Daily Prompt Grateful and Guilty Whether it’s a trashy TV show, extra-pulpy fiction, or nutrient-free candy, write a thank-you note to your guiltiest guilty pleasure (thanks for the prompt suggestion, Sarah!)
I read a crappy romance novel once. It left me feeling dirty, but I couldn’t stop. Everything about it was bad except the mastery this author had over the “hook.” I couldn’t stop. Literally.
I was in Italy, studying Italian. Someone had left books in English at the apartment of one of my classmates, a woman from Manchester. She gave it to me along with The Da Vinci Code. Also impossible to put down.
Anyone who writes fiction wants to write something that is impossible to put down, and they’d like to write a best seller, so I was interested in the novel for those reasons because, after a while, I was no longer interested in the book as a book. I finished it and plowed on with the second one, the EWWWW! icky book.
It was more than 500 pages, a long and circuitous tunnel in which one could lose ones self. The characters were types, but realistic enough to be compelling, There was the good guy (who was a paraplegic woman in a wheelchair living alone [god help us] in a house by a lake) and the bad guy (another woman but other than that she could walk I remember nothing about her) and the love interest — a handsome, red-haired doctor. The twists and turns involved, predictably, the protagonista falling out of the wheelchair into the snow dangerously near the lake and being rescued by some towns folk and cared for by the doctor who falls in love with her. Of course, she can’t believe it. I can’t either — not because she’s a paraplegic in a wheelchair, but because she’s so obnoxious.
I read that book exactly as if it meant something to me and I hated every minute. It was like crack. I left it in a trash can in a hotel room in Milan, finally finished it, the culmination of everything completely predictable. She married the handsome red-haired doctor who carried her down the aisle. The antagonista had some horrible thing happen to her that taught her a lesson. She didn’t die, instead she learned that nice people — even sexy people — might be in wheelchairs.
Nonetheless, that novel did something I had not yet learned (may not have learned) how to do with my own writing — it held me completely in thrall, even though, the whole time, I felt like I was eating from an ashtray full of cigarette butts. Somehow that novel even smelled gross. I didn’t feel guilty for reading it, a little shame, naturally, but I learned a lot from the experience.
The Da Vinci Code was well written, not overly accurate (some years before, I’d actually read the books Dan Brown is said to have plagiarized — if I hadn’t I might have liked the book more). It contained a mystery (a sinister one), a love interest and some mildly deviant sex. It was a good book – not a great book, but a simply very readable and engaging decent novel (that I didn’t like). The other? Everything focused on the lowest common denominators of human life in our times. If it were two celebrities, Carmen Diaz would be The Da Vinci Code) and Kim Kardasshian the other novel.

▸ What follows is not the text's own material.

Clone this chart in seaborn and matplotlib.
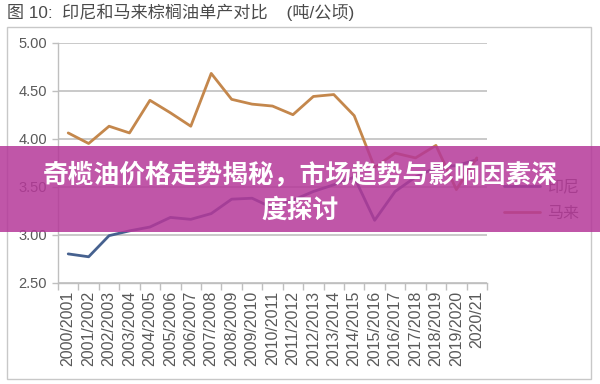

The novel left me feeling sort of sick for a day or two. I had a hard time sleeping that night, not only because I was leaving Italy, but because I felt ashamed that I’d actually spent some of my precious time in Italy reading that. I still haven’t figured out what the author did in her writing or even if it was her writing or if it was just normal, morbid human fascination.
I recalled a trip I had made to a writer’s conference seven or eight years ago. I had paid the fee for the “right” to speak to some literary agents about Martin of Gfenn. Martin of Gfenn is about a leper. The protagonist is a young painter, who gets leprosy. It’s the 13th century so there’s no cure.
I’d written each of these agents the required synopsis of the book. They had the story in front of them when we met. Each experience had its own wrinkle of bizarreness. The first was a brand new agent really looking for novels. She was interested in my book, but asked if I’d done any research at all. “A lot of you writers get an idea, but you never do any research,” she said. “You can send me a chapter but only if you send a complete bibliography.” The next agent was so tired and burned out from the conference — and possibly from being a literary agent — that when she sat down with me, she talked about her son (of whom she was proud) and the trials and tribulations of her job. The third…
“So your protagonist is a young man who gets leprosy?”
“What happens at the end of the story? Does he get married and have a family?”
I’m thinking, “He’s a LEPER.” I say, “No, he probably dies, but I didn’t write that in the novel. It didn’t seem to fit.”
“Why does he die?”
“Leprosy was fatal in those days.”
“Really? So he has to die? Readers don’t like sad endings.”
P.S. This post is not meant to say I think romance novels are bad nor is it meant to criticize people who read and like them.